Say you are downloading very large numbers from the internet which you then share with others, and say also that those very large numbers occupy a lot of space on your hard disk drive.
The people who tell you where to find the large number want you to keep sharing those numbers equitably, and you yourself want that too! Large numbers however occupy a lot of space, but after a while you can stop sharing the numbers, and nobody minds that at all (because hopefully the very large number has propagated enough).
So, this tool helps you keep the disk space usage of seeded torrents in check by letting you define an amount of time that torrents get seeded for, or until their minimum ratio requirement has been met. If so, it'll delete data.

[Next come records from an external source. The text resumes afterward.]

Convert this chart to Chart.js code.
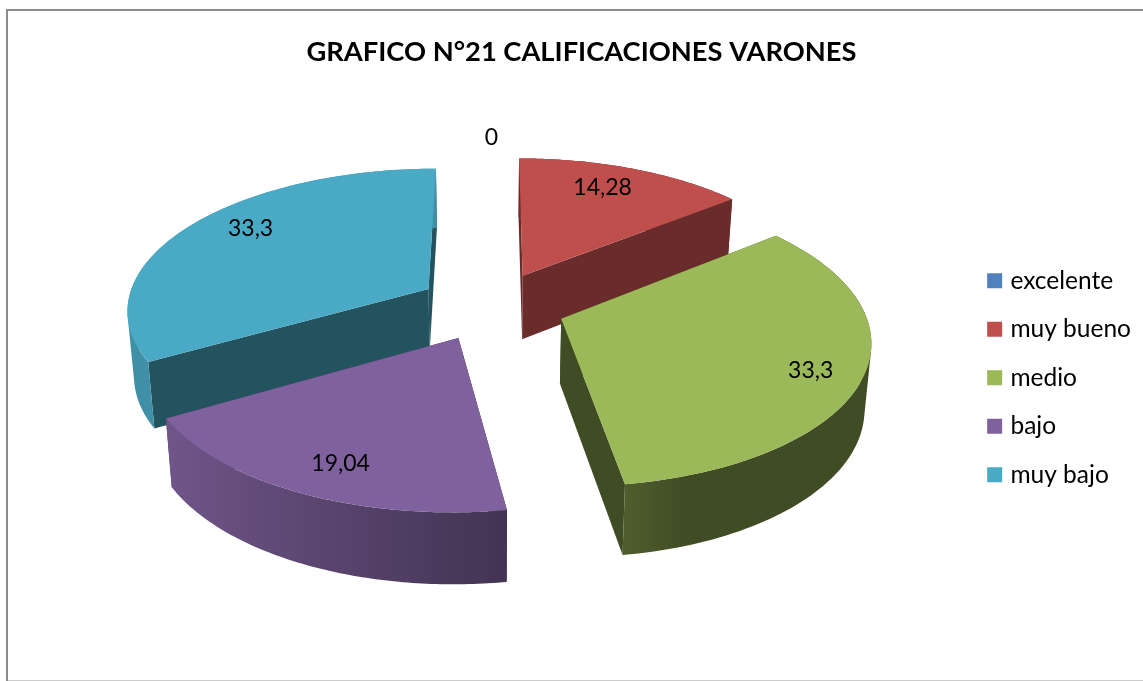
<!DOCTYPE html>
<html>
<head>
<meta charset="utf-8">
<title>Calificaciones varones</title>
<style>
    html, body { margin: 0; padding: 0; background: #fff; }
    canvas { display: block; }
</style>
<script src="https://cdn.jsdelivr.net/npm/chart.js@4"></script>
</head>
<body>
<canvas id="chart" width="1143" height="681"></canvas>
<script>
const categories = ['excelente', 'muy bueno', 'medio', 'bajo', 'muy bajo'];
const porcentajes = [0, 14.28, 33.3, 19.04, 33.3];

const sliceColors = ['#4f81bd', '#be4f4c', '#9bb959', '#7f619d', '#4aa9c4'];
// how dark the side walls get: cut faces, then outer wall left / 25% / right
const cutShade = [0.5, 0.56, 0.41, 0.5, 0.49];
const wallShade = [
    [0.5, 0.5, 0.5],
    [0.56, 0.56, 0.56],
    [0.5, 0.41, 0.41],
    [0.88, 0.78, 0.53],
    [0.85, 0.85, 0.85]
];
// label place on each slice, as a share of the radius and a turn in degrees
const labelReach = [1.18, 0.79, 0.84, 0.82, 0.8];
const labelTurn = [0, -2.7, 2.7, -2.2, 5.7];

const view = { cx: 491.5, cy: 306, a: 302, b: 141, p: 0.136, depth: 64.5, shrink: 0.982 };

// flat pie coordinates (1 = radius, y towards the viewer) to canvas pixels
function project(x, y, low) {
    const s = 1 / (1 - view.p * y);
    let px = view.cx + view.a * x * s;
    let py = view.cy + view.b * y * s;
    if (low) {
        px = view.cx + (px - view.cx) * view.shrink;
        py += view.depth * Math.pow(s, 0.6);
    }
    return [px, py];
}

function shade(hex, f) {
    const n = parseInt(hex.slice(1), 16);
    const r = Math.round((n >> 16) * f);
    const g = Math.round(((n >> 8) & 255) * f);
    const b = Math.round((n & 255) * f);
    return `rgb(${r},${g},${b})`;
}

function tracePath(ctx, points) {
    points.forEach((pt, i) => {
        if (i === 0) ctx.moveTo(pt[0], pt[1]);
        else ctx.lineTo(pt[0], pt[1]);
    });
    ctx.closePath();
}

function fillPath(ctx, points, style) {
    ctx.beginPath();
    tracePath(ctx, points);
    ctx.fillStyle = style;
    ctx.fill();
}

function signedArea(q) {
    let sum = 0;
    q.forEach((pt, i) => {
        const next = q[(i + 1) % q.length];
        sum += pt[0] * next[1] - next[0] * pt[1];
    });
    return sum;
}

function sliceGeometry(arc) {
    const props = arc.getProps(['startAngle', 'endAngle', 'outerRadius'], true);
    const mid = (props.startAngle + props.endAngle) / 2;
    const off = arc.options.offset / props.outerRadius;
    return {
        start: props.startAngle,
        end: props.endAngle,
        mid: mid,
        ox: Math.cos(mid) * off,
        oy: Math.sin(mid) * off
    };
}

function drawSlice(ctx, arc, i) {
    const g = sliceGeometry(arc);
    if (g.end - g.start <= 0) return;

    const rim = (low) => {
        const pts = [];
        for (let k = 0; k <= 90; k++) {
            const t = g.start + (g.end - g.start) * k / 90;
            pts.push(project(g.ox + Math.cos(t), g.oy + Math.sin(t), low));
        }
        return pts;
    };
    const topRim = rim(false);
    const lowRim = rim(true);
    const apex = project(g.ox, g.oy, false);
    const lowApex = project(g.ox, g.oy, true);
    const base = sliceColors[i];

    // cut faces first, the rim wall and the top go over them
    const cut = shade(base, cutShade[i]);
    fillPath(ctx, [apex, topRim[0], lowRim[0], lowApex], cut);
    fillPath(ctx, [apex, topRim[90], lowRim[90], lowApex], cut);

    const xs = topRim.map(pt => pt[0]);
    const grad = ctx.createLinearGradient(Math.min(...xs), 0, Math.max(...xs), 0);
    grad.addColorStop(0, shade(base, wallShade[i][0]));
    grad.addColorStop(0.25, shade(base, wallShade[i][1]));
    grad.addColorStop(1, shade(base, wallShade[i][2]));

    // the rims cross at the silhouette, so the wall is a strip of quads all wound one way
    ctx.beginPath();
    for (let k = 0; k < 90; k++) {
        const q = [topRim[k], topRim[k + 1], lowRim[k + 1], lowRim[k]];
        tracePath(ctx, signedArea(q) < 0 ? q.reverse() : q);
    }
    ctx.fillStyle = grad;
    ctx.fill();

    fillPath(ctx, [apex].concat(topRim), base);
}

const pie3d = {
    id: 'pie3d',
    beforeDraw(chart) {
        const ctx = chart.ctx;
        ctx.save();
        ctx.fillStyle = '#ffffff';
        ctx.fillRect(0, 0, chart.width, chart.height);
        ctx.fillStyle = '#8c8c8c';
        ctx.fillRect(6, 9, chart.width - 6, 2);
        ctx.fillRect(6, 9, 2, chart.height - 9);
        ctx.fillStyle = '#cccccc';
        ctx.fillRect(8, 680, chart.width - 8, 1);
        ctx.restore();
    },
    beforeDatasetsDraw(chart) {
        const ctx = chart.ctx;
        const arcs = chart.getDatasetMeta(0).data;
        const order = arcs.map((arc, i) => i);
        order.sort((a, b) => sliceGeometry(arcs[a]).oy - sliceGeometry(arcs[b]).oy);

        ctx.save();
        order.forEach(i => drawSlice(ctx, arcs[i], i));

        ctx.fillStyle = '#000000';
        ctx.font = '23px Lato';
        ctx.textAlign = 'center';
        ctx.textBaseline = 'middle';
        arcs.forEach((arc, i) => {
            const g = sliceGeometry(arc);
            const t = g.mid + labelTurn[i] * Math.PI / 180;
            const pos = project(g.ox + Math.cos(t) * labelReach[i], g.oy + Math.sin(t) * labelReach[i], false);
            ctx.fillText(String(porcentajes[i]).replace('.', ','), pos[0], pos[1]);
        });
        ctx.restore();
        return false;   // the flat arcs are not wanted
    }
};

new Chart(document.getElementById('chart'), {
    type: 'pie',
    data: {
        labels: categories,
        datasets: [{
            data: porcentajes,
            backgroundColor: sliceColors,
            borderWidth: 0,
            offset: 49,
            radius: 200
        }]
    },
    plugins: [pie3d],
    options: {
        responsive: false,
        animation: false,
        layout: { padding: { left: 22, right: 2, bottom: 170 } },
        plugins: {
            tooltip: { enabled: false },
            title: {
                display: true,
                text: 'GRAFICO N°21 CALIFICACIONES VARONES',
                color: '#000000',
                font: { family: 'Lato', size: 27.3, weight: 'bold' },
                padding: { top: 36, bottom: 12 }
            },
            legend: {
                position: 'right',
                align: 'end',
                labels: {
                    color: '#000000',
                    font: { family: 'Lato', size: 24.5 },
                    boxWidth: 7,
                    boxHeight: 7,
                    padding: 24,
                    // thick border of the fill colour gives the 15px square close to the text
                    generateLabels(chart) {
                        const items = Chart.overrides.pie.plugins.legend.labels.generateLabels(chart);
                        items.forEach(item => {
                            item.strokeStyle = item.fillStyle;
                            item.lineWidth = 8;
                        });
                        return items;
                    }
                }
            }
        }
    }
});
</script>
</body>
</html>
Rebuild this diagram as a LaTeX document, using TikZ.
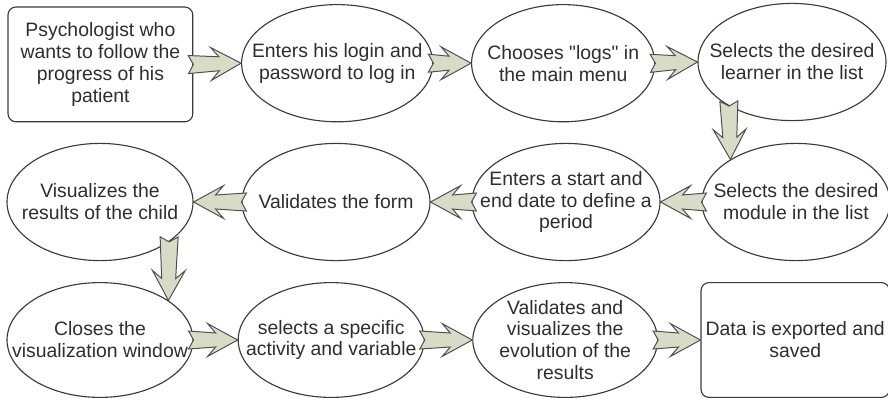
\documentclass[tikz,border=0pt]{standalone}
\usepackage{fontspec}
\setmainfont{Liberation Sans}
\usetikzlibrary{positioning, calc, shapes.geometric}
\definecolor{ink}{HTML}{2E2E2E}
\definecolor{edge}{HTML}{3A3A3A}
\definecolor{khaki}{HTML}{D8DCC7}
\definecolor{khakiline}{HTML}{4F4F4F}
\tikzset{
  font=\fontsize{13.8}{15.6}\selectfont,
  %
  card/.style={
    draw=edge, line width=0.8pt, fill=white, rounded corners=0.2cm,
    align=center, text=ink, minimum width=4.62cm, minimum height=2.87cm,
  },
  oval/.style={
    ellipse, draw=edge, line width=0.8pt, fill=white, align=center, text=ink,
    inner xsep=-1.5cm, inner ysep=-0.6cm,
    minimum width=4.7cm, minimum height=2.93cm,
  },
  %
  % notched block arrow, tail notch at the start, barbed head at the target
  blockarrow/.style={
    draw=khakiline, fill=khaki, line width=0.7pt, line join=miter,
    to path={
      ($(\tikztostart)!-0.125cm!(\tikztotarget)!0.225cm!90:(\tikztotarget)$)
      -- ($(\tikztotarget)!0.55cm!(\tikztostart)!0.175cm!90:(\tikztotarget)$)
      -- ($(\tikztotarget)!0.75cm!(\tikztostart)!0.41cm!90:(\tikztotarget)$)
      -- (\tikztotarget)
      -- ($(\tikztotarget)!0.75cm!(\tikztostart)!0.41cm!-90:(\tikztotarget)$)
      -- ($(\tikztotarget)!0.55cm!(\tikztostart)!0.175cm!-90:(\tikztotarget)$)
      -- ($(\tikztostart)!-0.125cm!(\tikztotarget)!0.225cm!-90:(\tikztotarget)$)
      -- (\tikztostart)
      -- cycle
    }
  },
}

\begin{document}
\begin{tikzpicture}[x=1cm, y=1cm]

  \useasboundingbox (0,0) rectangle (22.2,-9.975);

  % first row, left to right
  \node[card]  (psy)     at (2.51,-1.61) {Psychologist who\\wants to follow the\\progress of his\\patient};
  \node[oval, minimum width=4.78cm] (login)   at (8.43,-1.58) {Enters his login and\\password to log in};
  \node[oval, minimum width=4.58cm] (logs)    at (14.08,-1.58) {Chooses \textquotedbl logs\textquotedbl{} in\\the main menu};
  \node[oval]  (learner) at (19.8,-1.55) {Selects the desired\\learner in the list};

  % second row, right to left
  \node[oval]  (module)  at (19.9,-5.05) {Selects the desired\\module in the list};
  \node[oval]  (period)  at (14.15,-5.05) {Enters a start and\\end date to define a\\period};
  \node[oval]  (form)    at (8.4,-5.05) {Validates the form};
  \node[oval, minimum width=4.65cm] (child)   at (2.5,-5.05) {Visualizes the\\results of the child};

  % third row, left to right
  \node[oval, minimum width=4.65cm, minimum height=2.87cm] (closes)    at (2.5,-8.5) {Closes the\\visualization window};
  \node[oval, minimum width=4.65cm, minimum height=2.87cm] (activity)  at (8.28,-8.5) {selects a specific\\activity and variable};
  \node[oval, minimum width=4.62cm, minimum height=2.87cm] (evolution) at (14.13,-8.5) {Validates and\\visualizes the\\evolution of the\\results};
  \node[card]  (export)  at (19.88,-8.5) {Data is exported and\\saved};

  \foreach \a/\b in {psy.east/login.west, login.east/logs.west, logs.east/learner.west,
                     learner.215/module.147,
                     module.west/period.east, period.west/form.east, form.west/child.east,
                     child.330/closes.30,
                     closes.east/activity.west, activity.east/evolution.west,
                     evolution.east/export.west}
    \draw[blockarrow] (\a) to (\b);

\end{tikzpicture}
\end{document}
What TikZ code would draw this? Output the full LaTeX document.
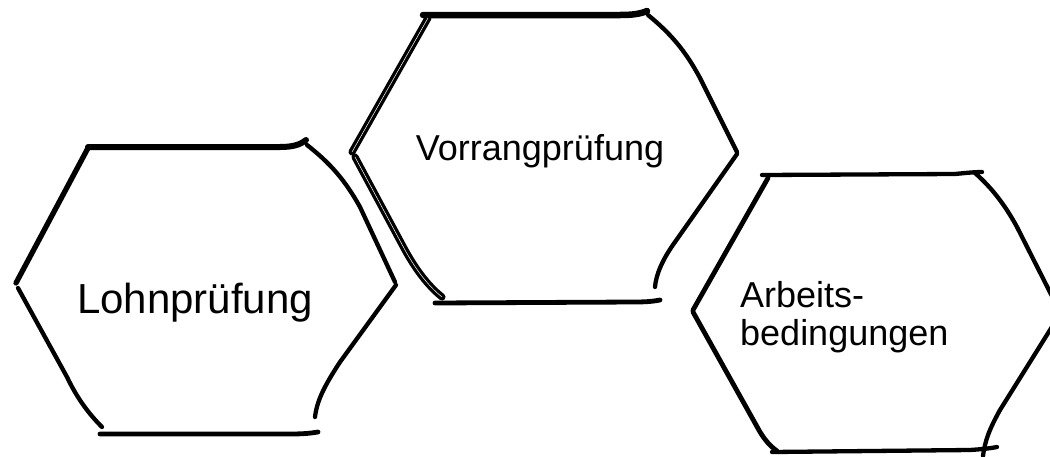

This is similar to autoremove-torrents, except it works with the version of transmission that I run (and no other torrent client).
cargo --git git://github.com/antifuchs/gearbox-maintenance gearbox-maintenance
The configuration language is Rhai, a scripting language that works pretty well for configuration files.
Here's an example config file:
[
rules(
transmission("http://localhost:9091/transmission/rpc")
.user("transmission")
.password("secret")
.poll_interval("20min"),
[
delete_policy("horse_seasons",
on_trackers(["tracker-hostname.horse"])
.min_file_count(2),
matching()
.max_ratio(2.3)
.min_seeding_time("2 days")
.min_seeding_time("14 days")),
delete_policy("horse_episodes",
on_trackers(["tracker-hostname.horse"])
.max_file_count(1),
matching()
.max_ratio(2.3)
.min_seeding_time("24 hours")
.max_seeding_time("3 days"))
],
)
]
You can also use rhai's module system to import files in the same directory.
By default, this tool takes no action: gearbox-maintenance config.rhai
will connect to the transmission instances you specify,
and log what actions it would take.
To have it actually delete data, run gearbox-maintenance -f config.rhai
.
The default log level is gearbox-maintenance=info
. You can increase
logging intensity by setting the environment variable
RUST_LOG=debug
, but beware: some dependencies are very very
loud. See the env_logger convention
docs
for details on how to tune the log level.